Secara keseluruhan tingkat kepatuhan pelaporan LHKPN 2018, menurut KPK, mencapai 64,05 persen saja. Angka itu menunjukkan penurunan dibandingkan tahun sebelumnya yang mencapai 78 persen.
Ada banyak dalih yang dikemukakan terkait kepatuhan yang sangat rendah ini. Ada yang menyatakan bahwa pelaporan LHKPN itu sangat rumit. Ada juga, karena sekarang pelaporan bisa dilakukan secara elektronik, yang mengaku gagap teknologi.
Kita tahu, untuk setiap upaya untuk menghindarkan diri dari kewajiban, selalu saja ada dalih yang bisa diambil secara asal-asalan. Jadi ihwal kerumitan dan gagap teknologi sebagai dalih atas ketidakpatuhan itu sungguh menggelikan.
Dua perkara itu –kerumitan dan gagap teknologi- bukanlah perkara yang sangat rumit. Hanya butuh itikad baik saja untuk mengatasinya.
Pertanyaannya, apakah para penyelenggara negara punya itikad baik untuk memenuhi kewajibannya?
Kewajiban penyelenggara negara untuk melaporkan kekayaannya tercantum dalam Undang-undang Nomor 28/ 1999 Tentang Penyelenggaraan Negara Yang Bersih Dan Bebas Dari Korupsi, Kolusi, Dan Nepotisme.
Dalam Pasal 5 UU 28/199 itu, jelas tegas disebutkan bahwa setiap penyelenggara negara wajib bersedia diperiksa, melaporkan dan mengumumkan kekayaannya sebelum, selama, dan setelah menjabat.
Selama menjabat, menurut Pasal 5 Peraturan KPK Nomor 07/2016, penyelenggara negara wajib menyampaikan LHKPN secara periodik setiap 1 tahun atas harta kekayaan yang diperolehnya sejak 1 Januari sampai 31 Desember, paling lambat pada 31 Maret tahun berikutnya.
Jika kewajiban itu tidak dipatuhi, KPK tidak punya kewenangan apapun untuk memberikan sanksi. KPK hanya memberikan rekomendasi agar pimpinan instansi memberikan sanksi kepada para penyelenggara negara di instansinya yang tidak mematuhi kewajiban terkait LHKPN.

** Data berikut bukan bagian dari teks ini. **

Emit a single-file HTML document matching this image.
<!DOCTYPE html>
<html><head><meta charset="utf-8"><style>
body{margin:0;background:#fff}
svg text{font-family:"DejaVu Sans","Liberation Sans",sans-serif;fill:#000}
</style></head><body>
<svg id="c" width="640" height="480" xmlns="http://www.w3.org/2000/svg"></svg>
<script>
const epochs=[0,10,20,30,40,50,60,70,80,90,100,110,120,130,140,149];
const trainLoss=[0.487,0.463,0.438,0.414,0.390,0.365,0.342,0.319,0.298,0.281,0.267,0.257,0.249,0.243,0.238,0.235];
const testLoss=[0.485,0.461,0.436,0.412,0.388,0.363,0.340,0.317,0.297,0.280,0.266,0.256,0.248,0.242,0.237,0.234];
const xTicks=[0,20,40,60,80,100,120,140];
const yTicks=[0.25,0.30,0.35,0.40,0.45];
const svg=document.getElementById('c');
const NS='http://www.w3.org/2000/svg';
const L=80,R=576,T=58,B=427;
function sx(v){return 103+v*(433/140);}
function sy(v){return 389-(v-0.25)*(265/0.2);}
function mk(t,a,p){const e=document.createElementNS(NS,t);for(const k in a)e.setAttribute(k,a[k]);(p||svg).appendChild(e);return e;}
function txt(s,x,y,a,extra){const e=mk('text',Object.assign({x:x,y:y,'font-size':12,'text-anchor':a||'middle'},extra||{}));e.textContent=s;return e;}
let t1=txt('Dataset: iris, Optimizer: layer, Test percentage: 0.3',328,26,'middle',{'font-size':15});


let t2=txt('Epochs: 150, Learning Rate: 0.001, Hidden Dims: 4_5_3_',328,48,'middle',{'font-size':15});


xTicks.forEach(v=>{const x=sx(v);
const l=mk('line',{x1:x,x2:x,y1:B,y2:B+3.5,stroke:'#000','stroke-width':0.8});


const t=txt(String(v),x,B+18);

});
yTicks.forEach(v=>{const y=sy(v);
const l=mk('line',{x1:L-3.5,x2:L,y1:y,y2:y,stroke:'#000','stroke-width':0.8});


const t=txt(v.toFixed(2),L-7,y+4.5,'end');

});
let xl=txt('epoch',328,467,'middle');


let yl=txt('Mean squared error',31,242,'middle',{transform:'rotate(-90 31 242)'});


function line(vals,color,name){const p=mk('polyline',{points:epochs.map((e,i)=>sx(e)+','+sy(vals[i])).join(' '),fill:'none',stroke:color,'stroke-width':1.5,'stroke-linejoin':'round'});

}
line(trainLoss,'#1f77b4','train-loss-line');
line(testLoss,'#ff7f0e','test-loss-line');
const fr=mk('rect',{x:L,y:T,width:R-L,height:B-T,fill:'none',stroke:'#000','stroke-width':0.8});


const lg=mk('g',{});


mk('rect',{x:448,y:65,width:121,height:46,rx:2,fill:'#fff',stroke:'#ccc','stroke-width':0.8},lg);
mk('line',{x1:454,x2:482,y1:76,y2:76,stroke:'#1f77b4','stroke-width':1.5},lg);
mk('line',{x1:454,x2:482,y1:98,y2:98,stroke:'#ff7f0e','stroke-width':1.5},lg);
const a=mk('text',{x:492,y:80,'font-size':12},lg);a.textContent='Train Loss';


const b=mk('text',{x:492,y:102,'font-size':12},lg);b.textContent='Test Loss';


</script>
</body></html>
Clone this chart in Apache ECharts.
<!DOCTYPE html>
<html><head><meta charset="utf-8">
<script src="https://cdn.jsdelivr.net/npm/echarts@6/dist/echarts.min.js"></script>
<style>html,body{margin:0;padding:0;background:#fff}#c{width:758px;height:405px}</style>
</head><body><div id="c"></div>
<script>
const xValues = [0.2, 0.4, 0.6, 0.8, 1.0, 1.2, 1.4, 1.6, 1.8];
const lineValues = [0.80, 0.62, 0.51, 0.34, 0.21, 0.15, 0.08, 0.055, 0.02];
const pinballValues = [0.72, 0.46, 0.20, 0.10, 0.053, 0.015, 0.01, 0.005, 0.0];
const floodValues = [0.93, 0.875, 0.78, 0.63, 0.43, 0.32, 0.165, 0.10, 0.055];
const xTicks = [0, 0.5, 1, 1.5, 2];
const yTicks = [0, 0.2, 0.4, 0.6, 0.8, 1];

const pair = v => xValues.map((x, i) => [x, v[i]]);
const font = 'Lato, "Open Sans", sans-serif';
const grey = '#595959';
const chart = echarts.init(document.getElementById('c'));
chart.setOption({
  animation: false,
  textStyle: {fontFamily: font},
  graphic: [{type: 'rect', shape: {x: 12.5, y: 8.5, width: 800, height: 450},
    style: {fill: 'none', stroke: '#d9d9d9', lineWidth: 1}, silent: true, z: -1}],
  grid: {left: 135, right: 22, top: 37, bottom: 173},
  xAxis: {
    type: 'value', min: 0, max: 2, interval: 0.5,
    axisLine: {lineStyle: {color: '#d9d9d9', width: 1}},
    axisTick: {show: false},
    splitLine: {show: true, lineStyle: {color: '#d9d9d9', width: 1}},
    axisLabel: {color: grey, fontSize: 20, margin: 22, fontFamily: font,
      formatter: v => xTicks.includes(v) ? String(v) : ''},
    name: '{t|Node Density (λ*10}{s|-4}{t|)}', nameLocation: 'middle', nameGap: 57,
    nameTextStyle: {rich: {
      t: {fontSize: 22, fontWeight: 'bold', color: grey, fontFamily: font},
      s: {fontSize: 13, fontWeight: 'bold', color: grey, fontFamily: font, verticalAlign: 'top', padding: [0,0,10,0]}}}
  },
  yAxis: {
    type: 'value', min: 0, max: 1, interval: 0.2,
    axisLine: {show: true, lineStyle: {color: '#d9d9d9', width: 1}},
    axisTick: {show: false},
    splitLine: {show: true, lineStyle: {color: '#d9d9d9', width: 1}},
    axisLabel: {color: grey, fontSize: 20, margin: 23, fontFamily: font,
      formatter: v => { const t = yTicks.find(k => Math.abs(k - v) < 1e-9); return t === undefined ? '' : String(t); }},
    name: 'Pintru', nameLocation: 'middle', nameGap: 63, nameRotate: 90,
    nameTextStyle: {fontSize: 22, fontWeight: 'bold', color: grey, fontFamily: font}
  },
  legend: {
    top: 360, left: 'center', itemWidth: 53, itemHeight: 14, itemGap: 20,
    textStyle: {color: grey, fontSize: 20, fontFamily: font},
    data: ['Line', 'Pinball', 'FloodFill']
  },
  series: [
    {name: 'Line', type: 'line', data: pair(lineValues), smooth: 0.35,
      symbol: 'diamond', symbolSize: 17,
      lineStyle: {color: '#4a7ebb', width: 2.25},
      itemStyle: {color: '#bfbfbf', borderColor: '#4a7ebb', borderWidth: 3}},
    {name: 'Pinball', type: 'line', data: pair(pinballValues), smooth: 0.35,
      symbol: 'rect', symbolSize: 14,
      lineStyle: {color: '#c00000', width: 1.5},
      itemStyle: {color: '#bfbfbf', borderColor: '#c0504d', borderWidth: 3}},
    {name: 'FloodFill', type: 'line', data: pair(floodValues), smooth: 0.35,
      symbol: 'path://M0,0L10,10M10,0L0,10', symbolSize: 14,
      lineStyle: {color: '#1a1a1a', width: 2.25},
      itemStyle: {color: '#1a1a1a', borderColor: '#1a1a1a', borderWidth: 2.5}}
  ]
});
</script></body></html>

UU nomor 28/1999 memang menyebutkan sanksi bagi penyelenggara negara yang tidak bersedia diperiksa, melaporkan dan mengumumkan kekayaannya. Namun sanksi yang disebut dalam Pasal 20 undang-undang tersebut adalah “sanksi administratif sesuai dengan ketentuan peraturan perundang-undangan yang berlaku”.
Tak ada rumusan sanksi yang jelas dan tegas bagi para penyelenggara negara yang mengabaikan kewajibannya untuk menyampaikan LHKPN. Lumrah jika banyak penyelenggara negara mengabaikan kewajibannya itu dengan enteng.
Ketentuan mengenai sanksi yang tegas dan jelas bagi mereka yang melanggar kewajibannya dalam menyerahkan LHKPN sangatlah diperlukan. Untuk mewujudkannya, jelas, perlu dorongan politik yang kuat dari semua pihak yang menghendaki negeri ini mempunyai jalan yang terukur menuju pemberantasan korupsi.
Sebetulnya, di luar kebutuhan adanya ketentuan sanksi yang jelas dan tegas itu, penunaian kewajiban untuk menyampaikan LHKPN –sebagai bagian dari langkah menuju penyelenggara negara yang bebas korupsi, kolusi dan nepotisme itu- adalah perkara menjaga integritas. Ada integritas yang dipertaruhkan ketika seorang penyelenggara negara mengabaikan kewajibannya itu.
Apakah integritas masih dianggap sebagai hal penting yang perlu dijaga oleh para penyelenggara negara? Itu pertanyaan dasarnya.
Yang pasti, mereka yang meremehkan integritas dirinya sungguhlah tidak layak menjadi penyelenggara negara.